Connecticut Up First
The Connecticut litigation is further along than similar lawsuits in Illinois and Minnesota and the closest to potentially reaching a merits decision.
That decision “will have more influence on the state law challenges” than the NLRB decision, said Michael Lotito, cochair of the Workplace Policy Institute at Littler Mendelson PC.
As the cases progress, federal appeals courts could disagree on the validity of states’ captive audience bans, he added, teeing up a potential US Supreme Court review. The NLRB decision reversed decades-old precedent allowing employers to hold mandatory meetings to voice their views on unions, he said.
The challenge to Minnesota’s law, brought by business groups including Associated Builders and Contractors, is also due for a court hearing. A Minnesota federal district court will consider arguments Nov. 19 on whether to stay proceedings while state officials appeal the denial of their motion to dismiss to the US Court of Appeals for the Eighth Circuit. Plaintiffs, represented by Littler, are opposing the stay and preparing to file for summary judgment at the district court.
The newest of the lawsuits is in Illinois, where the Illinois Policy Institute amended its complaint Oct. 30 to add the Technology and Manufacturing Association as a plaintiff and add a labor law preemption claim.
Apart from the labor law issue, states must convince courts that their meeting bans don’t violate the First Amendment.
The mandatory nature of these meetings—requiring employees to listen to messages that aren’t job-related under threat of firing—helps their case that the laws are permissible, said Cathy Creighton, director of Cornell University’s ILR Buffalo Co-Lab and a former NLRB and union-side labor attorney.
“To compel someone to listen to speech is not free speech,” she said. “The other side of the free speech issue is the freedom to not listen to speech that you don’t want to listen to.”
10 States And Counting
Ten states have passed captive audience bans that specifically cover union-related meetings, stretching from California to Maine. More are likely to come in 2025, Lotito said.

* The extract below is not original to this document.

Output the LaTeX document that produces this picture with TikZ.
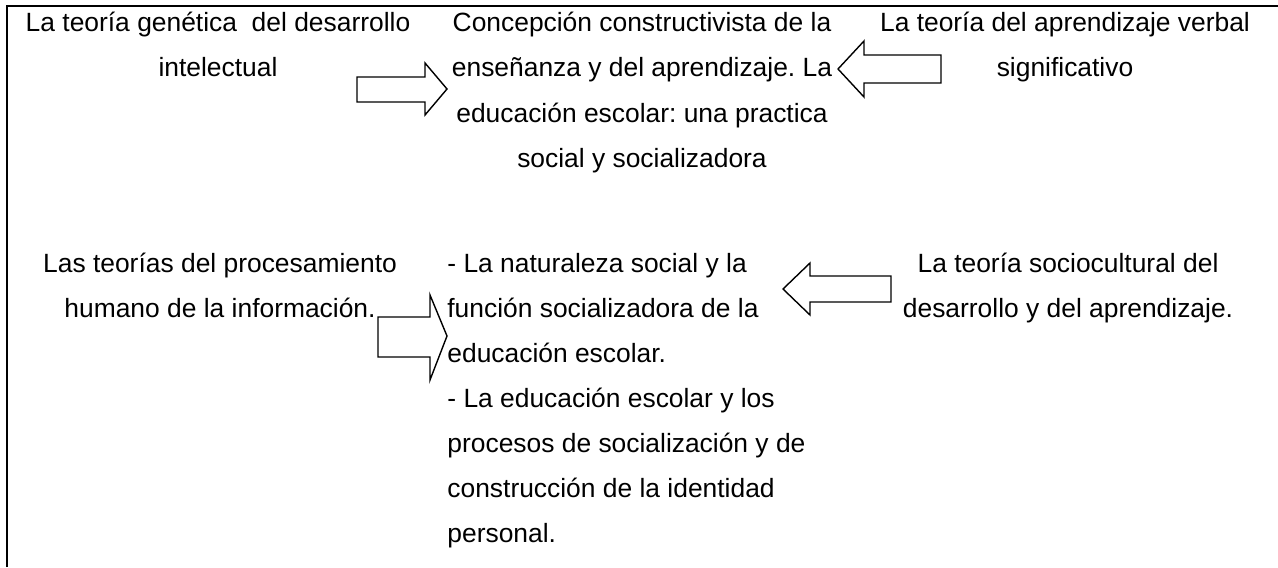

Gov. Jared Polis (D) vetoed such a bill in Colorado this year, saying he would support banning mandatory anti-union meetings but had concerns about unintended consequences for religious and political organizations’ ability to communicate with their employees about job-related topics.
New Jersey lawmakers also are considering a bill in the waning days of their 2024 session that would add union-related messages to the topics covered by the state’s existing ban on mandatory meetings that cover political and religious issues.
Democratic-majority legislatures have passed nearly all of the state captive audience laws since 2022, following a memo that year from NLRB General Counsel Jennifer Abruzzo stating her position that the meetings violate workers’ federal labor rights.
Alaska became the lone red state to pass a captive audience meeting ban this month, when voters approved it as part of a broader ballot measure that also raised the minimum wage and mandated paid sick leave.